The original schedule aimed for a first demonstrator flight before 2030, enabling a gradual transition from today’s Eurofighter and Rafale fleets to a new generation of aircraft in the 2040s. With the joint fighter abandoned, those timelines are likely to shift. Analysts now suggest that existing platforms may need further life extension, while new interim upgrades and munitions will be required to bridge the gap until any successor aircraft enters service.
Budgetary planning in Berlin, Paris and Madrid will need to adapt to these realities. German policy documents already highlight ambitions for a future national role in combat-air design, while French strategy papers continue to stress the importance of an independent nuclear-capable fighter. Spain, which had a smaller stake but significant industrial involvement through Airbus facilities and national electronics suppliers, will need clarity on how it fits into the new landscape shaped by the Airbus-led proposal.
For Europe’s armed forces, the key concern is whether the eventual outcome delivers interoperable, networked airpower that can operate alongside United States and other allied assets. Any significant delay could complicate long-term planning for air policing, deterrence, and expeditionary operations.
New Proposal in a Crowded Global Fighter-Jet Market
The Airbus consortium’s new fighter concept will not emerge in a vacuum. Europe is already host to another next-generation combat air initiative, led by the United Kingdom, Italy and partners around the Tempest architecture, while the United States and several Asian powers are pushing their own advanced fighter projects. Published commentary notes that the fragmentation of European efforts risks diluting economies of scale and complicating export prospects.

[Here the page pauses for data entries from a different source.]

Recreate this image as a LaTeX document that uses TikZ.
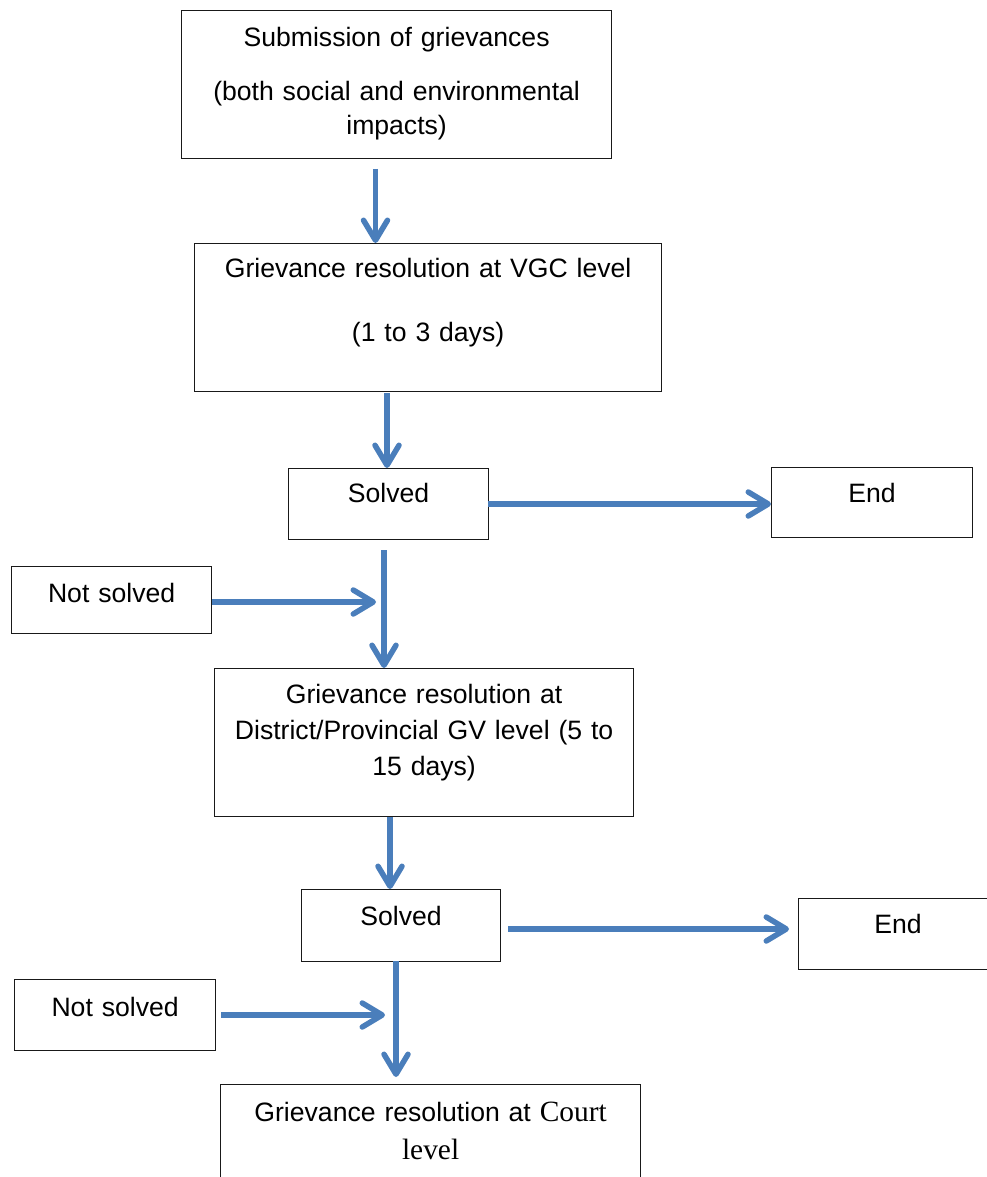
\documentclass[tikz,border=0pt]{standalone}
\usepackage{fontspec}
\setmainfont{Liberation Sans}
\newfontfamily\timesfont{Liberation Serif}
\usetikzlibrary{arrows.meta,calc}
\definecolor{flowblue}{HTML}{4A7EBB}

\begin{document}
\begin{tikzpicture}[x=1pt, y=-1pt,
  stepbox/.style={draw=black!90, line width=1.2pt, inner sep=0pt, anchor=north west, align=center, font=\fontsize{26.6}{34}\selectfont},
  arr/.style={-{Straight Barb[length=20pt,width=24pt,round]}, line width=5.5pt, flowblue}
]
  \path[use as bounding box, fill=white] (0,0) rectangle (987,1177);
  \clip (0,0) rectangle (987,1177);

  % boxes
  \node[stepbox, text width=430pt, text height=36pt, text depth=112pt] (submit) at (181,10)
    {Submission of grievances\\[20pt](both social and environmental\\impacts)};
  \node[stepbox, text width=467pt, text height=34pt, text depth=114pt] (vgc) at (194,243)
    {Grievance resolution at VGC level\\[30pt](1 to 3 days)};
  \node[stepbox, text width=200pt, text height=34pt, text depth=37pt] (solvedA) at (288,468) {Solved};
  \node[stepbox, text width=201pt, text height=35pt, text depth=35pt] (endA) at (771,467) {End};
  \node[stepbox, text width=200pt, text height=36pt, text depth=31pt] (notA) at (11,566) {Not solved};
  \node[stepbox, text width=419pt, text height=35pt, text depth=113pt] (district) at (214,668)
    {Grievance resolution at\\[2pt]District/Provincial GV level (5 to\\[2pt]15 days)};
  \node[stepbox, text width=199pt, text height=36pt, text depth=36pt] (solvedB) at (301,889) {Solved};
  \node[stepbox, text width=199pt, text height=35pt, text depth=36pt] (endB) at (798,898) {End};
  \node[stepbox, text width=201pt, text height=37pt, text depth=34pt] (notB) at (14,979) {Not solved};
  \node[stepbox, text width=420pt, text height=37pt, text depth=120pt] (court) at (220,1084)
    {Grievance resolution at {\timesfont\fontsize{29.4}{34}\selectfont Court}\\[4pt]{\timesfont\fontsize{29.4}{34}\selectfont level}};

  % arrow ends
  \coordinate (p1) at (375.5,169);
  \coordinate (p2) at (387,393);
  \coordinate (p3) at (488,504);
  \coordinate (p4) at (384,550);
  \coordinate (p5) at (376,602);
  \coordinate (p6) at (390,817);
  \coordinate (p7) at (508,929);
  \coordinate (p8) at (396,961);
  \coordinate (p9) at (385,1015);

  \draw[arr] (p1) -- (p1 |- vgc.north);
  \draw[arr] (p2) -- (p2 |- solvedA.north);
  \draw[arr] (p3) -- (p3 -| endA.west);
  \draw[arr] (p4) -- (p4 |- district.north);
  \draw[arr] (notA.east |- p5) -- (p5);
  \draw[arr] (p6) -- (p6 |- solvedB.north);
  \draw[arr] (p7) -- ($(p7 -| endB.west)+(-9,0)$);
  \draw[arr] (p8) -- ($(p8 |- court.north)+(0,-7)$);
  \draw[arr] ($(notB.east |- p9)+(5,0)$) -- (p9);
\end{tikzpicture}
\end{document}
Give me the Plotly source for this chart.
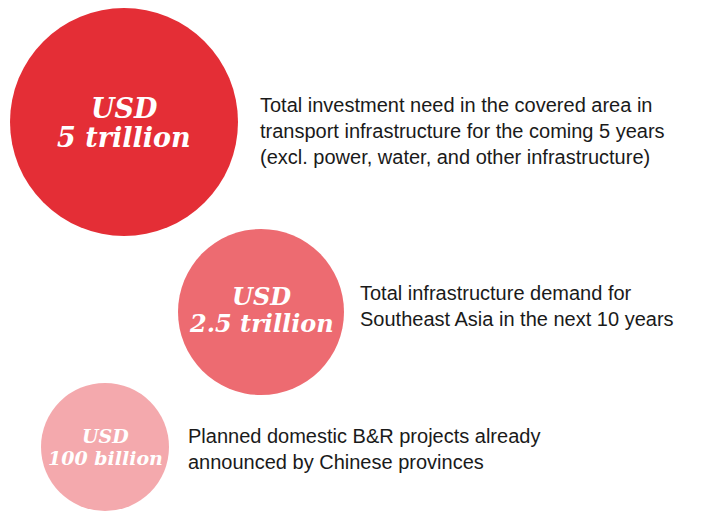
import plotly.graph_objects as go

# Data
amounts = ["5 trillion", "2.5 trillion", "100 billion"]
currency = ["USD", "USD", "USD"]
descriptions = [
    ["Total investment need in the covered area in",
     "transport infrastructure for the coming 5 years",
     "(excl. power, water, and other infrastructure)"],
    ["Total infrastructure demand for",
     "Southeast Asia in the next 10 years"],
    ["Planned domestic B&R projects already",
     "announced by Chinese provinces"],
]

# Layout (pixel-space positions, sizes, styles)
W, H = 714, 511
centers = [(124, 122), (261, 312), (105, 447)]
radii = [114, 83, 64]
colors = ["#E42E36", "#ED6B71", "#F4A9AD"]
big_font = [27, 24, 19]
line_gap = [29, 27, 22]
text_shift = [1, -2, 0]
desc_x = [258, 358, 186]
desc_top = [105, 293, 436]
desc_gap = 26

fig = go.Figure()
fig.add_trace(go.Scatter(x=[0, W], y=[0, H], mode="markers",
                         marker=dict(opacity=0), hoverinfo="skip",
                         showlegend=False))

shapes = []
annotations = []
for i in range(len(amounts)):
    cx, cy = centers[i]
    r = radii[i]
    shapes.append(dict(type="circle", xref="x", yref="y",
                       x0=cx - r, x1=cx + r, y0=cy - r, y1=cy + r,
                       fillcolor=colors[i], line=dict(width=0), layer="below"))
    for j, txt in enumerate([currency[i], amounts[i]]):
        annotations.append(dict(
            x=cx, y=cy - line_gap[i] / 2 + j * line_gap[i] + text_shift[i],
            xref="x", yref="y", text=txt, showarrow=False,
            xanchor="center", yanchor="middle",
            font=dict(family="DejaVu Serif", size=big_font[i],
                      color="white", style="italic", weight="bold")))
    for j, line in enumerate(descriptions[i]):
        annotations.append(dict(
            x=desc_x[i], y=desc_top[i] + j * desc_gap,
            xref="x", yref="y", text=line, showarrow=False,
            xanchor="left", yanchor="middle",
            font=dict(family="Liberation Sans, Arial", size=20, color="#1a1a1a")))

fig.update_layout(
    width=W, height=H, autosize=False,
    margin=dict(l=0, r=0, t=0, b=0),
    paper_bgcolor="white", plot_bgcolor="white",
    xaxis=dict(range=[0, W], visible=False, fixedrange=True),
    yaxis=dict(range=[H, 0], visible=False, fixedrange=True),
    shapes=shapes, annotations=annotations, showlegend=False,
)
fig.write_html("out.html", config={"displayModeBar": False},
               post_script="document.body.style.margin='0';")
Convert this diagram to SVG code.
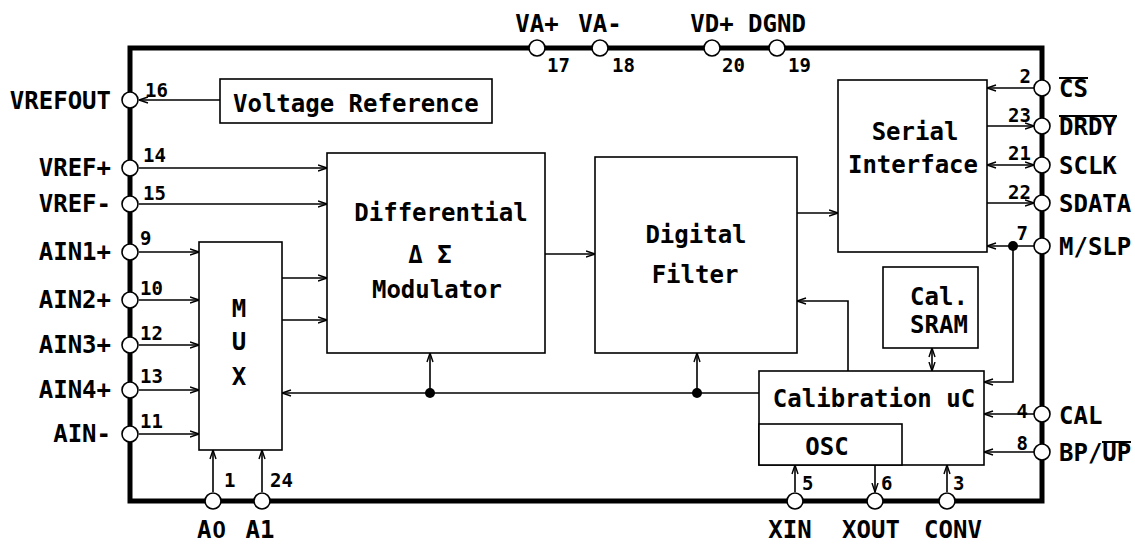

The earlier FCAS framework was partly intended to avoid such duplication by pooling requirements and industrial capacity among France, Germany and Spain. With that vision now in question, the new Airbus-led proposal will need to justify how it competes or cooperates with other European projects, including whether shared technologies, common subsystems or eventual convergence could be feasible.
From a market perspective, the consortium is likely to emphasise interoperability with NATO systems, advanced networking and sensor fusion, and options for incremental upgrades that allow partners to manage costs over time. Publicly available documents and analyses suggest that air forces are increasingly focused on the broader ecosystem of drones, data links and electronic-warfare capabilities rather than the fighter platform alone.
For travellers and aviation watchers, the unfolding reconfiguration of Europe’s fighter-jet ambitions is set to reshape the continent’s aerospace sector over the coming decades, influencing which companies anchor major air shows, where high-value engineering jobs are based, and which aircraft dominate the skies over European airspace in the middle of the century.